3.2.2. Volgens de brief van [X] aan de Gemeente van 7 juni 2002 heeft [X] bij brief van 17 april 2002 op het aanbod van de Gemeente bij brief van 20 februari 2002 gereageerd. Het hof verzoekt
[X]zijn brief aan de Gemeente van 17 april 2002 over te leggen (uit de uitlating van mr. Hijnen volgens het proces-verbaal van de comparitie in eerste aanleg (pagina 4 bovenaan) leidt het hof af dat [X] over deze brief beschikt).
3.2.3. Het hof verzoekt
de Gemeenteervoor te zorgen dat bij de comparitie zo mogelijk medewerkers van de Gemeente aanwezig zullen zijn die betrokken waren bij het maken van de afspraken van 16 januari 1998 en bij het doen van de aanbiedingen op 20 februari 2002, 25 juli 2013, 2 april 2014 en 26 mei 2014 en de hierop volgende communicatie tussen partijen. Bij de comparitie zal
de Gemeenteonder meer worden gevraagd om een nadere toelichting op hetgeen [E] (Gemeente) volgens het proces-verbaal van comparitie toen heeft verklaard, namelijk
“Oorspronkelijk zou inderdaad een stuk grond tussen de Nieuweweg en de - in de toekomst - denkbeeldig door te trekken Pastoor Koopmanweg de Gemeente in ruil worden aangeboden. Door de bouw van de jeugdgevangenis was deze ruil niet meer mogelijk. Ik geef toe dat een en ander niet logisch is opgenomen in de brief van 16 januari 1998, want het was toen al bekend dat de jeugdgevangenis zou komen op voormelde stuk grond tussen de Nieuweweg en de - denkbeeldig doorgetrokken – Pastoor Koopmanweg. Ik weet niet hoe men destijds binnen de Gemeente hiertoe is gekomen.”Dit citaat wekt de indruk dat van meet af aan duidelijk was dat de Gemeente geen perceel zou kunnen aanbieden in het gebied tussen de Nieuweweg en de denkbeeldig doorgetrokken Pastoor Koopmanweg.

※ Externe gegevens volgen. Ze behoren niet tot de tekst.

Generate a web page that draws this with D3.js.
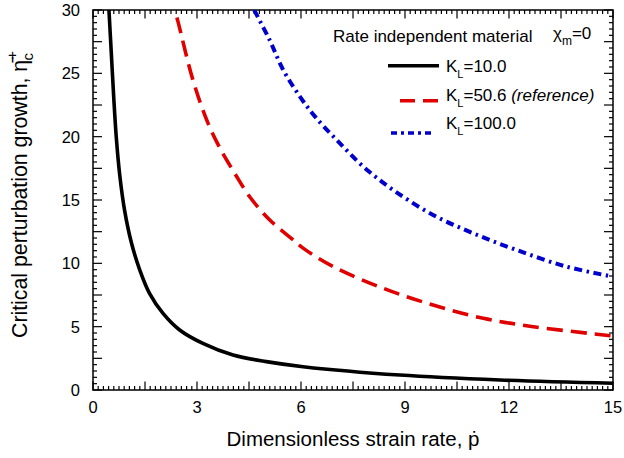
<!DOCTYPE html>
<html><head><meta charset="utf-8">
<script src="https://cdn.jsdelivr.net/npm/d3@7"></script>
<style>
html,body{margin:0;padding:0;background:#fff;}
text{font-family:"Liberation Sans",Arial,Helvetica,sans-serif;fill:#000;}
</style></head>
<body><svg id="c" width="624" height="458"></svg>
<script>
// ---- data ----
const xTickLabels = [0, 3, 6, 9, 12, 15];
const yTickLabels = [0, 5, 10, 15, 20, 25, 30];

const pK10   = [0.46, 0.53, 0.60, 0.67, 0.77, 0.91, 1.11, 1.35, 1.63, 2.02, 2.50, 3.17, 4.04, 5.00, 6.06, 8.85, 11.74, 15.0];
const etaK10 = [30.0, 26.5, 23.0, 20.0, 17.0, 14.2, 11.6, 9.47, 7.63, 6.05, 4.74, 3.68, 2.76, 2.24, 1.84, 1.18, 0.79, 0.53];

const pK50   = [2.36, 2.45, 2.88, 3.32, 3.70, 4.09, 4.52, 5.10, 5.72, 6.07, 6.93, 8.37, 9.81, 11.26, 12.7, 15.0];
const etaK50 = [30.0, 29.1, 24.5, 21.05, 18.9, 17.1, 15.26, 13.42, 11.97, 11.18, 9.74, 8.03, 6.71, 5.66, 5.00, 4.26];

const pK100   = [4.65, 5.10, 5.48, 5.96, 6.40, 7.03, 7.80, 8.66, 9.81, 10.97, 12.22, 13.66, 15.0];
const etaK100 = [30.0, 27.6, 25.3, 23.2, 21.6, 19.74, 17.63, 15.79, 13.82, 12.37, 11.05, 9.74, 8.95];

const seriesNames = ["10.0", "50.6", "100.0"];

// ---- layout ----
const L = 93, R = 613, T = 10, B = 390;
const svg = d3.select("#c");
const x = d3.scaleLinear().domain([0, 15]).range([L, R]);
const y = d3.scaleLinear().domain([0, 30]).range([B, T]);

svg.append("defs").append("clipPath").attr("id", "clip")
  .append("rect").attr("x", L).attr("y", T).attr("width", R - L).attr("height", B - T);

// ---- ticks (inward, all four sides) ----
const xMinor = d3.range(0, 101).map(i => +(i * 0.15).toFixed(3));
const xMajor = d3.range(0, 11).map(i => +(i * 1.5).toFixed(3));
const yMinor = d3.range(0, 61).map(i => i * 0.5);
const yMajor = d3.range(0, 13).map(i => i * 2.5);

function isIn(arr, v) { return arr.some(a => Math.abs(a - v) < 1e-6); }

const tg = svg.append("g").attr("stroke", "#000").attr("stroke-width", 1.2);
xMinor.forEach(v => {
  const len = isIn(xMajor, v) ? 8.5 : 4;
  const px = x(v);
  tg.append("line").attr("x1", px).attr("x2", px).attr("y1", B).attr("y2", B - len);
  tg.append("line").attr("x1", px).attr("x2", px).attr("y1", T).attr("y2", T + len);
});
yMinor.forEach(v => {
  const len = isIn(yMajor, v) ? 9 : 4;
  const py = y(v);
  tg.append("line").attr("y1", py).attr("y2", py).attr("x1", L).attr("x2", L + len);
  tg.append("line").attr("y1", py).attr("y2", py).attr("x1", R).attr("x2", R - len);
});

// frame
svg.append("rect").attr("x", L).attr("y", T).attr("width", R - L).attr("height", B - T)
  .attr("fill", "none").attr("stroke", "#000").attr("stroke-width", 1.5);

// tick labels
svg.append("g").selectAll("text").data(xTickLabels).join("text")
  .attr("x", d => x(d)).attr("y", 413).attr("text-anchor", "middle")
  .attr("font-size", 16.5).text(d => d);
svg.append("g").selectAll("text").data(yTickLabels).join("text")
  .attr("x", 80).attr("y", d => y(d)).attr("dy", "0.36em").attr("text-anchor", "end")
  .attr("font-size", 16.5).text(d => d);

// axis titles
svg.append("text").attr("x", (L + R) / 2).attr("y", 446).attr("text-anchor", "middle")
  .attr("font-size", 20.5).text("Dimensionless strain rate, \u1E57");

const yt = svg.append("text").attr("transform", "translate(27,338) rotate(-90)")
  .attr("font-size", 21.3);
yt.append("tspan").text("Critical perturbation growth, \u03B7\u0304");
yt.append("tspan").attr("font-size", 15).attr("dy", -10).text("+");
yt.append("tspan").attr("font-size", 15).attr("dx", -9.5).attr("dy", 16).text("c");

// ---- curves ----
const line = d3.line().x(d => x(d[0])).y(d => y(d[1])).curve(d3.curveCatmullRom.alpha(0.5));
const cg = svg.append("g").attr("clip-path", "url(#clip)").attr("fill", "none");

const series = [
  { p: pK10, e: etaK10, color: "#000000", dash: null, off: 0, w: 3.6 },
  { p: pK50, e: etaK50, color: "#e00000", dash: "16,8", off: 16, w: 3.6 },
  { p: pK100, e: etaK100, color: "#0000cc", dash: "8,4.5,2.5,4.5", off: 0, w: 4 }
];
series.forEach(s => {
  const pts = s.p.map((v, i) => [v, s.e[i]]);
  cg.append("path").attr("d", line(pts)).attr("stroke", s.color)
    .attr("stroke-width", s.w).attr("stroke-dasharray", s.dash)
    .attr("stroke-dashoffset", s.off);
});

// ---- legend ----
svg.append("text").attr("x", 333).attr("y", 41.5).attr("font-size", 17)
  .text("Rate independent material");
const chi = svg.append("text").attr("x", 553).attr("y", 39).attr("font-size", 17);
chi.append("tspan").text("\u03C7");
chi.append("tspan").attr("font-size", 12).attr("dy", 6).text("m");
chi.append("tspan").attr("dy", -6).text("=0");

const legRows = [
  { ly: 65.7, x1: 388, x2: 439, ty: 72 },
  { ly: 100.7, x1: 400, x2: 438, ty: 100.5 },
  { ly: 133, x1: 391, x2: 434, ty: 129 }
];
series.forEach((s, i) => {
  const r = legRows[i];
  svg.append("line").attr("x1", r.x1).attr("x2", r.x2).attr("y1", r.ly).attr("y2", r.ly)
    .attr("stroke", s.color).attr("stroke-width", 3.4)
    .attr("stroke-dasharray", i === 1 ? "15,8" : (i === 2 ? "6,4,3,4" : null));
  const t = svg.append("text").attr("x", 446).attr("y", r.ty).attr("font-size", 17);
  t.append("tspan").text("K");
  t.append("tspan").attr("font-size", 11).attr("dy", 6).text("L");
  t.append("tspan").attr("dy", -6).text("=" + seriesNames[i]);
  if (i === 1) t.append("tspan").attr("font-style", "italic").text(" (reference)");
});
</script></body></html>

3.2.4. De comparitie zal tevens worden benut om de mogelijkheid van een schikking te beproeven.

4.Beslissing

Het hof:
bepaalt dat partijen in persoon respectievelijk, voor zover partijen rechtspersoon zijn, vertegenwoordigd door iemand die van de zaak op de hoogte is en bevoegd is (door schriftelijke machtiging of anderszins) tot het aangaan van een schikking, tezamen met hun advocaten, tot het hiervoor onder 3.2 omschreven doel, zullen verschijnen in het Paleis van Justitie, IJdok 20 te Amsterdam op nader te bepalen datum en tijdstip;
bepaalt dat de advocaat van [X] uiterlijk op de rol van 20 februari 2018 schriftelijk en onder opgave van de verhinderdata van alle voornoemde betrokkenen in de periode van maart, april en mei 2018 aan het hof dient te verzoeken een datum te bepalen voor het houden van de comparitie;
verzoekt partijen eventuele producties uiterlijk twee weken voor de comparitie te doen toekomen aan de wederpartij en het hof;
houdt iedere verdere beslissing aan.
Dit arrest is gewezen door mrs. L.R. van Harinxma thoe Slooten, C.M. Aarts en J.C.W. Rang, en door de rolraadsheer in het openbaar uitgesproken op 23 januari 2018.